* Start Given data *

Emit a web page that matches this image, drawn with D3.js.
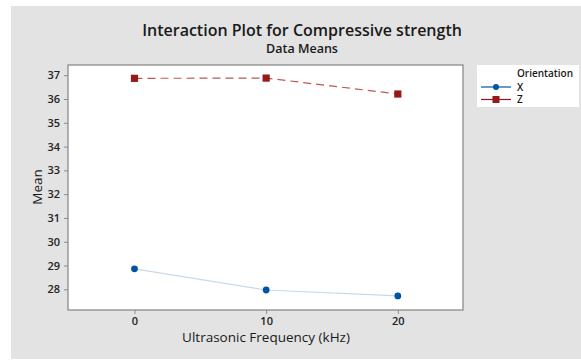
<!DOCTYPE html>
<html>
<head>
<meta charset="utf-8">
<script src="https://cdn.jsdelivr.net/npm/d3@7"></script>
<style>
  body { margin: 0; background: #fff; }
  text { font-family: "Open Sans", "Noto Sans", sans-serif; fill: #1a1a1a; }
</style>
</head>
<body>
<div id="chart"></div>
<script>
var frequencies = [0, 10, 20];
var means_x = [28.86, 27.97, 27.72];
var means_z = [36.87, 36.88, 36.21];
var y_ticks = [28, 29, 30, 31, 32, 33, 34, 35, 36, 37];
var series = [
  { name: "X", values: means_x, color: "#0054a6", line: "#c9d9ec", dash: null, shape: "circle" },
  { name: "Z", values: means_z, color: "#971818", line: "#b85a5a", dash: "8,5", shape: "square" }
];

var W = 581, H = 360;
var plot = { left: 68, top: 65, right: 463, bottom: 310 };

var svg = d3.select("#chart").append("svg")
  .attr("width", W)
  .attr("height", H);

// grey panel
svg.append("rect")
  .attr("x", 11).attr("y", 6)
  .attr("width", W - 11).attr("height", H - 7)
  .style("fill", "#e3e3e3");

var x = d3.scaleLinear().domain([-5.05, 24.95]).range([plot.left, plot.right]);
var y = d3.scaleLinear().domain([27.13, 37.43]).range([plot.bottom, plot.top]);

svg.append("rect")
  .attr("x", plot.left).attr("y", plot.top)
  .attr("width", plot.right - plot.left).attr("height", plot.bottom - plot.top)
  .style("fill", "#fff")
  .style("stroke", "#8c8c8c")
  .style("stroke-width", 1.3);

// axes
var yAxis = svg.append("g")
  .attr("transform", "translate(" + plot.left + ",0)")
  .call(d3.axisLeft(y).tickValues(y_ticks).tickSize(4).tickPadding(4));

var xAxis = svg.append("g")
  .attr("transform", "translate(0," + plot.bottom + ")")
  .call(d3.axisBottom(x).tickValues(frequencies).tickSize(4).tickPadding(3));

[yAxis, xAxis].forEach(function(a) {
  a.select(".domain").remove();
  a.selectAll("line").style("stroke", "#8c8c8c");
  a.selectAll("text")
    .style("font-family", "'Open Sans', sans-serif")
    .style("font-size", "11px")
    .style("font-weight", "600")
    .style("fill", "#222");
});

// series
var line = d3.line()
  .x(function(d, i) { return x(frequencies[i]); })
  .y(function(d) { return y(d); });

series.forEach(function(s) {
  svg.append("path")
    .datum(s.values)
    .attr("d", line)
    .style("fill", "none")
    .style("stroke", s.line)
    .style("stroke-width", 1.2)
    .style("stroke-dasharray", s.dash);

  var g = svg.append("g");
  if (s.shape == "circle") {
    g.selectAll("circle").data(s.values).enter().append("circle")
      .attr("cx", function(d, i) { return x(frequencies[i]); })
      .attr("cy", function(d) { return y(d); })
      .attr("r", 3.4)
      .style("fill", s.color);
  } else {
    g.selectAll("rect").data(s.values).enter().append("rect")
      .attr("x", function(d, i) { return x(frequencies[i]) - 3.6; })
      .attr("y", function(d) { return y(d) - 3.6; })
      .attr("width", 7.2).attr("height", 7.2)
      .style("fill", s.color);
  }
});

// titles
svg.append("text")
  .attr("x", 302).attr("y", 36)
  .attr("text-anchor", "middle")
  .style("font-size", "16px")
  .style("font-weight", "600")
  .text("Interaction Plot for Compressive strength");

svg.append("text")
  .attr("x", 302).attr("y", 53)
  .attr("text-anchor", "middle")
  .style("font-size", "12.5px")
  .style("font-weight", "600")
  .text("Data Means");

svg.append("text")
  .attr("x", 266).attr("y", 342)
  .attr("text-anchor", "middle")
  .style("font-size", "13.5px")
  .text("Ultrasonic Frequency (kHz)");

svg.append("text")
  .attr("transform", "translate(42,187) rotate(-90)")
  .attr("text-anchor", "middle")
  .style("font-size", "13.5px")
  .text("Mean");

// legend
var legend = svg.append("g").attr("transform", "translate(477,65)");
legend.append("rect")
  .attr("width", 102).attr("height", 42)
  .style("fill", "#fff");
legend.append("text")
  .attr("x", 40).attr("y", 12)
  .style("font-size", "10px")
  .style("font-weight", "600")
  .text("Orientation");

series.forEach(function(s, i) {
  var ry = 22 + i * 12.5;
  legend.append("line")
    .attr("x1", 4).attr("x2", 34)
    .attr("y1", ry).attr("y2", ry)
    .style("stroke", s.color)
    .style("stroke-width", 1.2);
  if (s.shape == "circle") {
    legend.append("circle").attr("cx", 19).attr("cy", ry).attr("r", 3).style("fill", s.color);
  } else {
    legend.append("rect").attr("x", 15.5).attr("y", ry - 3.5).attr("width", 7).attr("height", 7).style("fill", s.color);
  }
  legend.append("text")
    .attr("x", 40).attr("y", ry + 3.5)
    .style("font-size", "10px")
    .style("font-weight", "600")
    .text(s.name);
});
</script>
</body>
</html>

* End Given data *

= Given task =
Copy each line exactly, and leave the pictures out of your copy.

= Answer to the exercise =
Emit a web page that matches this image, drawn with D3.js.
<!DOCTYPE html>
<html>
<head>
<meta charset="utf-8">
<script src="https://cdn.jsdelivr.net/npm/d3@7"></script>
<style>
  body { margin: 0; background: #fff; }
  text { font-family: "Open Sans", "Noto Sans", sans-serif; fill: #1a1a1a; }
</style>
</head>
<body>
<div id="chart"></div>
<script>
var frequencies = [0, 10, 20];
var means_x = [28.86, 27.97, 27.72];
var means_z = [36.87, 36.88, 36.21];
var y_ticks = [28, 29, 30, 31, 32, 33, 34, 35, 36, 37];
var series = [
  { name: "X", values: means_x, color: "#0054a6", line: "#c9d9ec", dash: null, shape: "circle" },
  { name: "Z", values: means_z, color: "#971818", line: "#b85a5a", dash: "8,5", shape: "square" }
];

var W = 581, H = 360;
var plot = { left: 68, top: 65, right: 463, bottom: 310 };

var svg = d3.select("#chart").append("svg")
  .attr("width", W)
  .attr("height", H);

// grey panel
svg.append("rect")
  .attr("x", 11).attr("y", 6)
  .attr("width", W - 11).attr("height", H - 7)
  .style("fill", "#e3e3e3");

var x = d3.scaleLinear().domain([-5.05, 24.95]).range([plot.left, plot.right]);
var y = d3.scaleLinear().domain([27.13, 37.43]).range([plot.bottom, plot.top]);

svg.append("rect")
  .attr("x", plot.left).attr("y", plot.top)
  .attr("width", plot.right - plot.left).attr("height", plot.bottom - plot.top)
  .style("fill", "#fff")
  .style("stroke", "#8c8c8c")
  .style("stroke-width", 1.3);

// axes
var yAxis = svg.append("g")
  .attr("transform", "translate(" + plot.left + ",0)")
  .call(d3.axisLeft(y).tickValues(y_ticks).tickSize(4).tickPadding(4));

var xAxis = svg.append("g")
  .attr("transform", "translate(0," + plot.bottom + ")")
  .call(d3.axisBottom(x).tickValues(frequencies).tickSize(4).tickPadding(3));

[yAxis, xAxis].forEach(function(a) {
  a.select(".domain").remove();
  a.selectAll("line").style("stroke", "#8c8c8c");
  a.selectAll("text")
    .style("font-family", "'Open Sans', sans-serif")
    .style("font-size", "11px")
    .style("font-weight", "600")
    .style("fill", "#222");
});

// series
var line = d3.line()
  .x(function(d, i) { return x(frequencies[i]); })
  .y(function(d) { return y(d); });

series.forEach(function(s) {
  svg.append("path")
    .datum(s.values)
    .attr("d", line)
    .style("fill", "none")
    .style("stroke", s.line)
    .style("stroke-width", 1.2)
    .style("stroke-dasharray", s.dash);

  var g = svg.append("g");
  if (s.shape == "circle") {
    g.selectAll("circle").data(s.values).enter().append("circle")
      .attr("cx", function(d, i) { return x(frequencies[i]); })
      .attr("cy", function(d) { return y(d); })
      .attr("r", 3.4)
      .style("fill", s.color);
  } else {
    g.selectAll("rect").data(s.values).enter().append("rect")
      .attr("x", function(d, i) { return x(frequencies[i]) - 3.6; })
      .attr("y", function(d) { return y(d) - 3.6; })
      .attr("width", 7.2).attr("height", 7.2)
      .style("fill", s.color);
  }
});

// titles
svg.append("text")
  .attr("x", 302).attr("y", 36)
  .attr("text-anchor", "middle")
  .style("font-size", "16px")
  .style("font-weight", "600")
  .text("Interaction Plot for Compressive strength");

svg.append("text")
  .attr("x", 302).attr("y", 53)
  .attr("text-anchor", "middle")
  .style("font-size", "12.5px")
  .style("font-weight", "600")
  .text("Data Means");

svg.append("text")
  .attr("x", 266).attr("y", 342)
  .attr("text-anchor", "middle")
  .style("font-size", "13.5px")
  .text("Ultrasonic Frequency (kHz)");

svg.append("text")
  .attr("transform", "translate(42,187) rotate(-90)")
  .attr("text-anchor", "middle")
  .style("font-size", "13.5px")
  .text("Mean");

// legend
var legend = svg.append("g").attr("transform", "translate(477,65)");
legend.append("rect")
  .attr("width", 102).attr("height", 42)
  .style("fill", "#fff");
legend.append("text")
  .attr("x", 40).attr("y", 12)
  .style("font-size", "10px")
  .style("font-weight", "600")
  .text("Orientation");

series.forEach(function(s, i) {
  var ry = 22 + i * 12.5;
  legend.append("line")
    .attr("x1", 4).attr("x2", 34)
    .attr("y1", ry).attr("y2", ry)
    .style("stroke", s.color)
    .style("stroke-width", 1.2);
  if (s.shape == "circle") {
    legend.append("circle").attr("cx", 19).attr("cy", ry).attr("r", 3).style("fill", s.color);
  } else {
    legend.append("rect").attr("x", 15.5).attr("y", ry - 3.5).attr("width", 7).attr("height", 7).style("fill", s.color);
  }
  legend.append("text")
    .attr("x", 40).attr("y", ry + 3.5)
    .style("font-size", "10px")
    .style("font-weight", "600")
    .text(s.name);
});
</script>
</body>
</html>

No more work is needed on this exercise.